Statutory and Technological Architecture
The safety mandate operates through a combination of federal transport laws, technical standards, and digital databases.
Legal Provisions
- Rule 125H of the Central Motor Vehicles Rules, 1989: Mandates the fitment of tracking devices and distress buttons in public transport vehicles to facilitate real-time monitoring.
- The Justice J.S. Verma Committee Recommendations: The structural framework for tracking public transport stems from the legal recommendations made by the Justice Verma Committee following the 2012 Nirbhaya case, highlighting passenger security for women and children.
- Rule 118 of the Central Motor Vehicles Rules, 1989: Works alongside Rule 125H to govern the mandatory installation of Speed Limiting Devices (SLDs) or speed governors in commercial vehicles.
System Specifications (AIS-140)
The hardware must comply with the Automotive Industry Standard 140 (AIS-140). This standard defines the protocol for vehicle tracking, camera surveillance integration, and emergency button operations. When a passenger presses the panic button, the system transmits an immediate distress alert with precise coordinates to state-run monitoring centers and local police control rooms.
Digital Tracking Integration
Every verified hardware installation must register live on the centralized VAHAN portal.
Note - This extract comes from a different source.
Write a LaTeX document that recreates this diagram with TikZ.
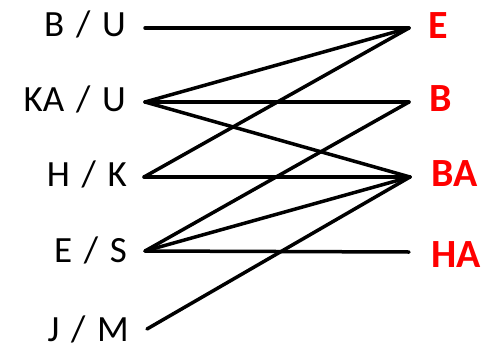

The Ministry of Road Transport and Highways (MoRTH) uses this integration to allow enforcement officers to check compliance status digitally during routine field checks or automated toll assessments.
Implementation Status Across Indian Jurisdictions
The current enforcement landscape exhibits variations in infrastructure readiness and compliance levels.
| Operational Component | Current Compliance Status | Statutory Target Goal |
| VLTD Installation Rate | Polarized at less than 1% of transport vehicles nationwide | 100% saturation for all eligible public service vehicles |
| Speed Governor Fitment | Stagnant at less than 5% nationwide compliance | Comprehensive tracking linked with factory production |
| Command Control Centers | Operational across 27 States and Union Territories | Unified national-level backend monitoring network |
| National Road Safety Board | Delayed constitution | Final 3-month Supreme Court deadline for operationalization |
IASPOINT Booster Facts for UPSC
- Definition of Public Service Vehicle: Under Section 2(35) of the Motor Vehicles Act, 1988, a public service vehicle means any motor vehicle used or adapted to be used for the carriage of passengers for hire or reward, including maxicabs, motorcabs, stage carriages, and contract carriages.
- Sovereign Database Linkage: The VAHAN portal is a centralized national registry created by MoRTH to digitize vehicle registration certificates, fitness logs, and permit data across more than 1,200 Regional Transport Offices (RTOs).
- The Nirbhaya Framework Budget: The initial operational scheme for state-wise vehicle tracking platforms was approved on 15 January 2020, drawing financial allocations from the central Nirbhaya Fund to set up regional monitoring hubs.
- National Road Safety Board (NRSB): Envisioned under Section 215B of the Motor Vehicles Act, the NRSB is a statutory advisory body mandated to formulate specialized rules on road safety, design standards, and traffic management strategies.
- Seventh Schedule Status: “Mechanically propelled vehicles,” including the regulation of motor vehicles, falls under Entry 35 of the Concurrent List (List III) of the Seventh Schedule, giving both the Centre and individual states shared legislative jurisdiction.